The photochemistry of aqueous solutions of Fe (II) - I. Photoelectron detachment from ferrous and ferrocyanide ions

Abstract

Nitrous oxide has been used as a specific scavenger of aquated electrons produced by photo-detachment from Fe$^{2+}_{aq.}$(\rightarrow$^{hv}$Fe$^{3+}_{aq.}$ + e$^-_{aq.}$) and Fe(CN)$^{4-}_6$(\rightarrow$^{hv}$Fe(CN)$^{3-}_6$ + e$^-_{aq.}$) by light of wavelength 2537 $\overset{\circ}{\mathrm A}$. In each case $\phi$(N$_2$) increases to a limiting value as [N$_2$O] is increased; it is 0.07 for the former process and 0.66 for the latter. Use of isopropanol instead of N$_2$O in the latter case indicated that no H atoms are formed in the primary act. Competition experiments indicate that $k(e^-_{aq.} + H^+)/k(e^-_{aq.} + N_2O) = 1.86 \pm 0.12$ when Fe$^{2+}_{aq.}$ is used as the electron source and 1.55 \pm 0.1 when lanthanum ferrocyanide is used. For the K$_4$Fe(CN)$_6$ solutions, 2$\phi$(N$_2$) = $\phi$(Fe(CN)$^{3-}_6$) unless KCN is present when $$OH + CN^- \rightarrow OH^- + CN$$ and $$Fe(CN)^{3-}_6 + CN \rightarrow C_2N_2 + Fe(CN)_5H_2O^{3-}(+CN^- \rightarrow Fe(CN)^{4-}_6 + H_2O)$$ occur.
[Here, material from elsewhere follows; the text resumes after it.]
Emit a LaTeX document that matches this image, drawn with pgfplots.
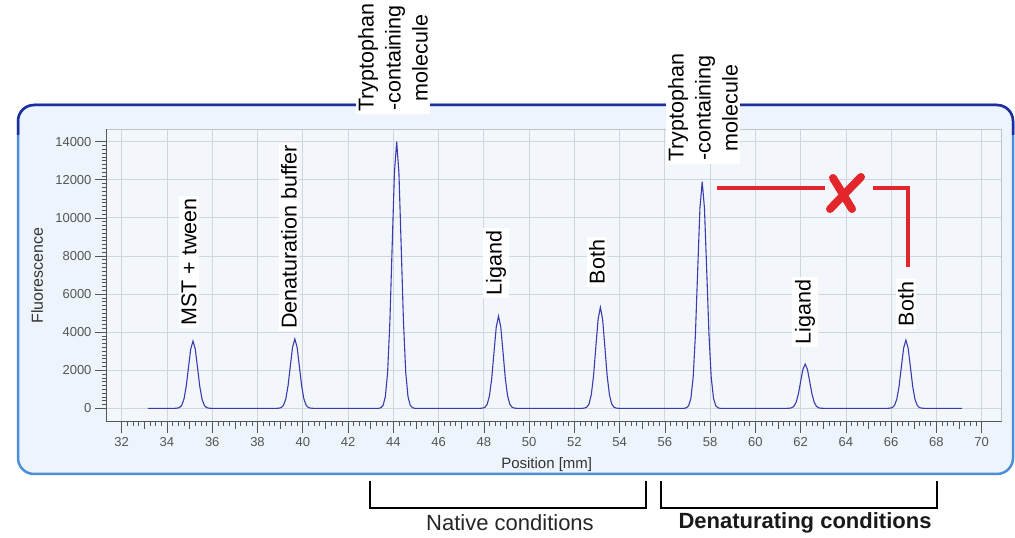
\documentclass[border=0pt]{standalone}
\usepackage{pgfplots}
\pgfplotsset{compat=1.18}
\usepackage{fontspec}
\setmainfont{Liberation Sans}
\definecolor{panelfill}{HTML}{EEF4FB}
\definecolor{plotfill}{HTML}{F3F7FC}
\definecolor{panelblue}{HTML}{4C8FD8}
\definecolor{paneldark}{HTML}{1E2E9E}
\definecolor{curveblue}{HTML}{3B3BAE}
\definecolor{gridgray}{HTML}{D0D6DE}
\definecolor{tickgray}{HTML}{555555}
\definecolor{xred}{HTML}{E3262B}
\begin{document}
\begin{tikzpicture}
\path[use as bounding box] (0,0) rectangle (1015pt,538pt);
\begin{scope}[shift={(0,538pt)}, x=1pt, y=-1pt]
\draw[rounded corners=16pt, fill=panelfill, draw=panelblue, line width=2.5pt] (18,105) rectangle (1013,474);
\draw[rounded corners=16pt, draw=paneldark, line width=2.5pt] (18,135) -- (18,105) -- (1013,105) -- (1013,135);
\end{scope}
\begin{axis}[
  at={(106pt,116.3pt)}, anchor=south west,
  scale only axis, width=895.7pt, height=292.4pt,
  xmin=31.306, xmax=70.884, ymin=-703, ymax=14651,
  xtick={32,34,...,70}, ytick={0,2000,...,14000},
  scaled y ticks=false, scaled x ticks=false,
  minor x tick num=7, minor y tick num=9,
  extra x ticks={33,35,...,69}, extra x tick labels={},
  extra x tick style={grid=none, major tick length=7pt},
  tick align=outside, tick pos=left,
  major tick length=11pt, minor tick length=4pt,
  every tick/.style={draw=tickgray, line width=0.6pt},
  grid=major, major grid style={draw=gridgray, line width=0.8pt},
  axis line style={draw=gridgray!80!gray, line width=0.8pt},
  axis background/.style={fill=plotfill},
  /pgf/number format/assume math mode=true,
  /pgf/number format/1000 sep={},
  ticklabel style={font=\fontsize{13}{15}\selectfont, text=tickgray},
  xticklabel style={yshift=-1pt},
  xlabel={Position [mm]}, ylabel={Fluorescence},
  xlabel style={at={(axis description cs:0.492,-0.148)}, anchor=center, font=\fontsize{15}{18}\selectfont, text=black!80},
  ylabel style={at={(axis description cs:-0.077,0.5)}, anchor=center, font=\fontsize{16}{18}\selectfont, text=black!80},
]
\addplot[color=curveblue, line width=1.1pt] coordinates {
(33.16,0) (34.35,0)
(34.45,8) (34.55,39) (34.65,155) (34.75,478) (34.85,1146) (34.95,2141) (35.05,3115) (35.15,3530) (35.25,3115) (35.35,2141) (35.45,1146) (35.55,478) (35.65,155) (35.75,39) (35.85,8)
(35.95,0) (38.85,0)
(38.95,8) (39.05,40) (39.15,160) (39.25,492) (39.35,1182) (39.45,2208) (39.55,3212) (39.65,3640) (39.75,3212) (39.85,2208) (39.95,1182) (40.05,492) (40.15,160) (40.25,40) (40.35,8)
(40.45,0) (43.35,0)
(43.45,31) (43.55,155) (43.65,615) (43.75,1894) (43.85,4546) (43.95,8491) (44.05,12355) (44.15,14000) (44.25,12355) (44.35,8491) (44.45,4546) (44.55,1894) (44.65,615) (44.75,155) (44.85,31)
(44.95,0) (47.85,0)
(47.95,11) (48.05,54) (48.15,212) (48.25,655) (48.35,1572) (48.45,2935) (48.55,4271) (48.65,4840) (48.75,4271) (48.85,2935) (48.95,1572) (49.05,655) (49.15,212) (49.25,54) (49.35,11)
(49.45,0) (52.35,0)
(52.45,12) (52.55,59) (52.65,233) (52.75,717) (52.85,1721) (52.95,3214) (53.05,4677) (53.15,5300) (53.25,4677) (53.35,3214) (53.45,1721) (53.55,717) (53.65,233) (53.75,59) (53.85,12)
(53.95,0) (56.85,0)
(56.95,26) (57.05,132) (57.15,522) (57.25,1610) (57.35,3864) (57.45,7217) (57.55,10502) (57.65,11900) (57.75,10502) (57.85,7217) (57.95,3864) (58.05,1610) (58.15,522) (58.25,132) (58.35,26)
(58.45,0) (61.4,0)
(61.5,5) (61.6,26) (61.7,102) (61.8,314) (61.9,753) (62.0,1407) (62.1,2047) (62.2,2320) (62.3,2047) (62.4,1407) (62.5,753) (62.6,314) (62.7,102) (62.8,26) (62.9,5)
(63.0,0) (65.85,0)
(65.95,8) (66.05,40) (66.15,157) (66.25,484) (66.35,1162) (66.45,2171) (66.55,3159) (66.65,3580) (66.75,3159) (66.85,2171) (66.95,1162) (67.05,484) (67.15,157) (67.25,40) (67.35,8)
(67.45,0) (69.12,0)
};
\draw[draw=tickgray, line width=0.8pt] (rel axis cs:0,0) -- (rel axis cs:0,1);
\draw[draw=tickgray, line width=0.8pt] (rel axis cs:0,0) -- (rel axis cs:1,0);
\end{axis}
\begin{scope}[shift={(0,538pt)}, x=1pt, y=-1pt,
  lab/.style={fill=white, inner sep=2.5pt, rotate=90, font=\fontsize{21.5}{27}\selectfont, align=center}]
\node[lab] at (189,262) {MST + tween};
\node[lab] at (289,237) {Denaturation buffer};
\node[lab] at (393,58) {Tryptophan\\-containing\\molecule};
\node[lab] at (496,263) {Ligand};
\node[lab] at (597,262) {Both};
\node[lab] at (703,108) {Tryptophan\\-containing\\molecule};
\node[lab] at (805,312) {Ligand};
\node[lab] at (906,304) {Both};
\draw[xred, line width=4pt] (717,188) -- (825,188);
\draw[xred, line width=4pt] (873,188) -- (908,188) -- (908,267);
\draw[xred, line width=8pt, line cap=round] (833,178) -- (852,209);
\draw[xred, line width=8pt, line cap=round] (830,209) -- (861,177);
\draw[black, line width=1.3pt] (370,481) -- (370,508) -- (646,508) -- (646,481);
\draw[black, line width=1.3pt] (661,481) -- (661,508) -- (937,508) -- (937,481);
\node[font=\fontsize{22}{26}\selectfont, text=black!85] at (510,523) {Native conditions};
\node[font=\fontsize{22}{26}\selectfont\bfseries, text=black!90] at (805,523) {Denaturating conditions};
\end{scope}
\end{tikzpicture}
\end{document}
The slopes of the Bronsted-Bjerrum plot for log$_{10}$k(e$^-_{aq.}$ + NO$^-_2$) is much larger (2 to 2.7) than expected or is obtained from radiation chemical experiments and is explained by a model in which e$^-_{aq.}$ reacts with NO$^-_2$ while still within the relaxed ion atmosphere of the ferrocyanide ion. Other experimental and theoretical evidence is added in support of this hypothesis.